| Do this |
Using the data below, return word for word every line from the one holding "Give me the Altair source for this chart." down to the one holding "0.833, 0.893, 0.718, 0.778, 0.855, 0.714, 0.855, 0.867, 0.812]". Leave pictures out.

| Given information |

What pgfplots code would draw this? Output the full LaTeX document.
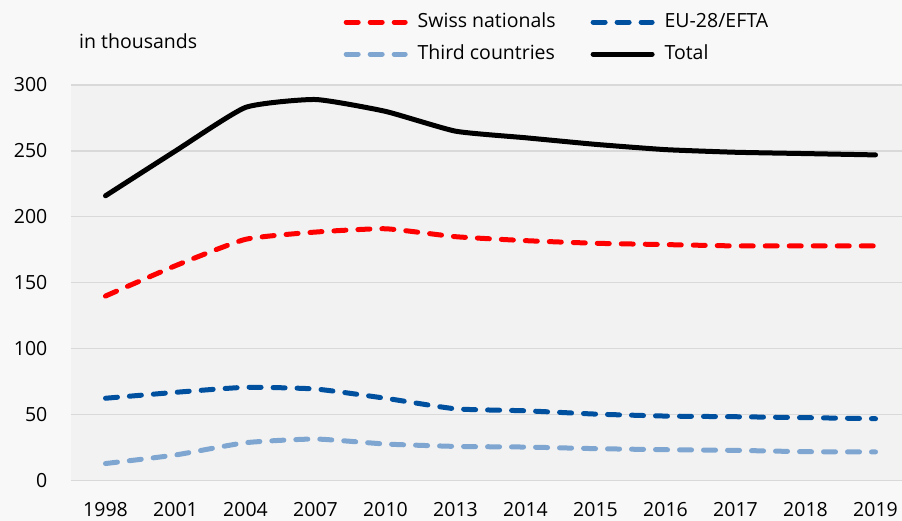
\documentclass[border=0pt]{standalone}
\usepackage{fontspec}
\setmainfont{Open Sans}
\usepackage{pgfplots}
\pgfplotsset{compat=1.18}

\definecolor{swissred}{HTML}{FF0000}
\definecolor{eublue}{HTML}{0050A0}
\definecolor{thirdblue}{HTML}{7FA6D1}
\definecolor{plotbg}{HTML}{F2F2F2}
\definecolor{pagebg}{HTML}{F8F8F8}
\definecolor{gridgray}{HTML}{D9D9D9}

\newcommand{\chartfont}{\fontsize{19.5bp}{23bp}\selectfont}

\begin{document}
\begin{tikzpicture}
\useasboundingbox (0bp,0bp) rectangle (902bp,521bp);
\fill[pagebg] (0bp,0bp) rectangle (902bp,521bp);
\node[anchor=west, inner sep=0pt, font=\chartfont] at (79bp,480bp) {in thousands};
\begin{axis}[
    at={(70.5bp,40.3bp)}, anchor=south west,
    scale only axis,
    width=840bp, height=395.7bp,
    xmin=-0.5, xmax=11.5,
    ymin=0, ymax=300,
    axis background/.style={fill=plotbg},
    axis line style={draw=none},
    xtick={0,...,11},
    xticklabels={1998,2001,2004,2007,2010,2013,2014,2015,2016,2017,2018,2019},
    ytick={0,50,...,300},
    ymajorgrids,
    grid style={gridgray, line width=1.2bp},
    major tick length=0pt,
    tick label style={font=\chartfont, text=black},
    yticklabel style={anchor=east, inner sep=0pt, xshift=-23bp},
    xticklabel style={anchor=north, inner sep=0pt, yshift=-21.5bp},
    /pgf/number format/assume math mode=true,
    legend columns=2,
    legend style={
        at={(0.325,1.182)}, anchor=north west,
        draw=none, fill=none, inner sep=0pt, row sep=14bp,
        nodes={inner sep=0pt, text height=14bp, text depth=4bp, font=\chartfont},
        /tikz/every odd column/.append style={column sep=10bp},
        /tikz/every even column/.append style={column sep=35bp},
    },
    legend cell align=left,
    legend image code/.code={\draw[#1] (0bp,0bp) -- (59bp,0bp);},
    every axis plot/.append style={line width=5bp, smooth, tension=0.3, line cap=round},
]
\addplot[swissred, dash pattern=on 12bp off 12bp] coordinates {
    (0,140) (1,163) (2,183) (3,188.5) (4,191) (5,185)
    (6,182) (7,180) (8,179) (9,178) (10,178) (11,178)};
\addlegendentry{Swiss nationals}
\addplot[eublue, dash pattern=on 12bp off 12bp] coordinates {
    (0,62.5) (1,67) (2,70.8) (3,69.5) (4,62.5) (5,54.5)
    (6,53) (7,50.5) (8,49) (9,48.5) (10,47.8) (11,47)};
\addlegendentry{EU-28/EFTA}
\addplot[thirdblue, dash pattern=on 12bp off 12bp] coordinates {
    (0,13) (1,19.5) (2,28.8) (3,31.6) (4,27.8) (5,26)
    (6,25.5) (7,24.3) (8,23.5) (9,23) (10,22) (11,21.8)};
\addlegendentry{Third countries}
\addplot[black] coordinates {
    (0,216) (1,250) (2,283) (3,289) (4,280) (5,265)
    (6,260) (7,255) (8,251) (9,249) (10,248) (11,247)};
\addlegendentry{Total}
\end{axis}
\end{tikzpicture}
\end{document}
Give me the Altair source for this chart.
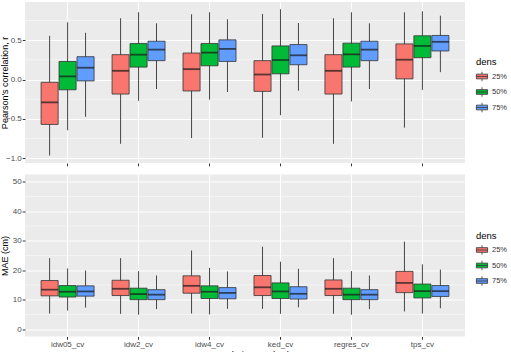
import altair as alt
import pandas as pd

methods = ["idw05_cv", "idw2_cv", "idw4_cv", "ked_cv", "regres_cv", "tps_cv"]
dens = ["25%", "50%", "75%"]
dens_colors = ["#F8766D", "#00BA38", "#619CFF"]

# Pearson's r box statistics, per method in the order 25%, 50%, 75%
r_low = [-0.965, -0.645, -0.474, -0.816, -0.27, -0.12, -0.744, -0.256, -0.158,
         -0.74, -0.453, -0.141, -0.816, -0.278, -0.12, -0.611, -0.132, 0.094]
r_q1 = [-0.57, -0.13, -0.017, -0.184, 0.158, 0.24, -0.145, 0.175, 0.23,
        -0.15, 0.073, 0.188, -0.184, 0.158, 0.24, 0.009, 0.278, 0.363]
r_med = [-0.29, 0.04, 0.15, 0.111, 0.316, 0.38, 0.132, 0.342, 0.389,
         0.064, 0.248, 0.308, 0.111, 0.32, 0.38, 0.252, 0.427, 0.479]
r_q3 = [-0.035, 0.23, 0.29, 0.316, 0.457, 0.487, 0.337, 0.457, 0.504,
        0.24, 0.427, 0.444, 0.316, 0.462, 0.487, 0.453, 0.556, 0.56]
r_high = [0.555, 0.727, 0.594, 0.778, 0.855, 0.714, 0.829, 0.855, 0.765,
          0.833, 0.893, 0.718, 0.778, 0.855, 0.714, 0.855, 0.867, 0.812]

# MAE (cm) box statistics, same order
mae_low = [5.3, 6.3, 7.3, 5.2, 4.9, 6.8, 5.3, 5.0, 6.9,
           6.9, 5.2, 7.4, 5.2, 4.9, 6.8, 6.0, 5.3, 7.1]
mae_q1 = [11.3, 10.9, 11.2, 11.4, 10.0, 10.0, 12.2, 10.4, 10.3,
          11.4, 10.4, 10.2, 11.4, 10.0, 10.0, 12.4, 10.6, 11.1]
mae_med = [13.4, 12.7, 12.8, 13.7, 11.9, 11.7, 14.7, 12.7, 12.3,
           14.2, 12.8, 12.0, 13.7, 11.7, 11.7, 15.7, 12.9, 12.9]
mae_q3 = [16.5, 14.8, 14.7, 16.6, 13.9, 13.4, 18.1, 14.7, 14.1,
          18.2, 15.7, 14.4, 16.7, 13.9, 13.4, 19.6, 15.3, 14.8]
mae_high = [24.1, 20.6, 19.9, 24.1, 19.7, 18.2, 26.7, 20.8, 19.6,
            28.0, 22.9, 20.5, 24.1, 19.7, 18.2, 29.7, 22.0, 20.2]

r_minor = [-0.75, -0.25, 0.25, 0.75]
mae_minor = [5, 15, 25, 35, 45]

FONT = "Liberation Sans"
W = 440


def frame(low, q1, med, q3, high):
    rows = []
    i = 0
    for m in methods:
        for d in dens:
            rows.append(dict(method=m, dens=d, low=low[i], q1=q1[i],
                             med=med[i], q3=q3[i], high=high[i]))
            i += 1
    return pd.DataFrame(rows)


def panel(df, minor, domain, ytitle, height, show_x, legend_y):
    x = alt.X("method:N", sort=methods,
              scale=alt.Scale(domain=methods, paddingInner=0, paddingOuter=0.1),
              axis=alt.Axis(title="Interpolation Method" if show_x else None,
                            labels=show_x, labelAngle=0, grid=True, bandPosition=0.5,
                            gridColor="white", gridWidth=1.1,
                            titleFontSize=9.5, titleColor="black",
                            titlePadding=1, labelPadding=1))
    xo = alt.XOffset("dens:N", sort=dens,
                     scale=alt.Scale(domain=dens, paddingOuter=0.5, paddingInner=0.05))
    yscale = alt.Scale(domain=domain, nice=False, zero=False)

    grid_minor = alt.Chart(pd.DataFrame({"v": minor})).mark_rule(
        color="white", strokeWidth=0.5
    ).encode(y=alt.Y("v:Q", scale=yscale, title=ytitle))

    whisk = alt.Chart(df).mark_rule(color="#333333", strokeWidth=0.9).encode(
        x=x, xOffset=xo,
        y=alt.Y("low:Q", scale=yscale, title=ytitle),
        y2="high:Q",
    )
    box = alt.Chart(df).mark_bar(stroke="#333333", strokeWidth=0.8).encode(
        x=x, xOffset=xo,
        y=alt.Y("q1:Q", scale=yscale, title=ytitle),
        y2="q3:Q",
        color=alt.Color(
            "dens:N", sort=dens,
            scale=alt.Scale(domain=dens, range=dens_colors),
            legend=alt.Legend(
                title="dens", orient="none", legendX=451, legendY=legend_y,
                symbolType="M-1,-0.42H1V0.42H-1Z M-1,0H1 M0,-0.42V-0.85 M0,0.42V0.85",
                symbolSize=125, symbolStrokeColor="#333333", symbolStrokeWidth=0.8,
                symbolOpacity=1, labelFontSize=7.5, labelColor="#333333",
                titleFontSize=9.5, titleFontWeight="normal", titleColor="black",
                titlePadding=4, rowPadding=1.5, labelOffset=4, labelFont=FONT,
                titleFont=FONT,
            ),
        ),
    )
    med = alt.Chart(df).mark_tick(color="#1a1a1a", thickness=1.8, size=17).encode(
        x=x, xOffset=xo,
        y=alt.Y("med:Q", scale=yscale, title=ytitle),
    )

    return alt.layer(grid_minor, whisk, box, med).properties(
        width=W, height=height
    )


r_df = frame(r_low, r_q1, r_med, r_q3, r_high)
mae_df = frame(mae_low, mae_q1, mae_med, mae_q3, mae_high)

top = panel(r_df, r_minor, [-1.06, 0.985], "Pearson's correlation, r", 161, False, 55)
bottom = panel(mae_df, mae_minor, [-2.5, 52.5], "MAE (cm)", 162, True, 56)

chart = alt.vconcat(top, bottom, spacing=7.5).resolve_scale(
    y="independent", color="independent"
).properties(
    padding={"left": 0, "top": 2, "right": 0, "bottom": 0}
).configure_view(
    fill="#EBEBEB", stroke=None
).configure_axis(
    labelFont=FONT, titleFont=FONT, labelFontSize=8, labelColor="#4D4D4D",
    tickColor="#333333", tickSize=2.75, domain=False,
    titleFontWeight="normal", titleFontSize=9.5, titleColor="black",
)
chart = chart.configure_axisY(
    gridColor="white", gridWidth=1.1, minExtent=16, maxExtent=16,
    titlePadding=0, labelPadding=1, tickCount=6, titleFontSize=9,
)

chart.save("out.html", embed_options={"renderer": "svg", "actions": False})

| Answer |
Give me the Altair source for this chart.
import altair as alt
import pandas as pd

methods = ["idw05_cv", "idw2_cv", "idw4_cv", "ked_cv", "regres_cv", "tps_cv"]
dens = ["25%", "50%", "75%"]
dens_colors = ["#F8766D", "#00BA38", "#619CFF"]

# Pearson's r box statistics, per method in the order 25%, 50%, 75%
r_low = [-0.965, -0.645, -0.474, -0.816, -0.27, -0.12, -0.744, -0.256, -0.158,
         -0.74, -0.453, -0.141, -0.816, -0.278, -0.12, -0.611, -0.132, 0.094]
r_q1 = [-0.57, -0.13, -0.017, -0.184, 0.158, 0.24, -0.145, 0.175, 0.23,
        -0.15, 0.073, 0.188, -0.184, 0.158, 0.24, 0.009, 0.278, 0.363]
r_med = [-0.29, 0.04, 0.15, 0.111, 0.316, 0.38, 0.132, 0.342, 0.389,
         0.064, 0.248, 0.308, 0.111, 0.32, 0.38, 0.252, 0.427, 0.479]
r_q3 = [-0.035, 0.23, 0.29, 0.316, 0.457, 0.487, 0.337, 0.457, 0.504,
        0.24, 0.427, 0.444, 0.316, 0.462, 0.487, 0.453, 0.556, 0.56]
r_high = [0.555, 0.727, 0.594, 0.778, 0.855, 0.714, 0.829, 0.855, 0.765,
          0.833, 0.893, 0.718, 0.778, 0.855, 0.714, 0.855, 0.867, 0.812]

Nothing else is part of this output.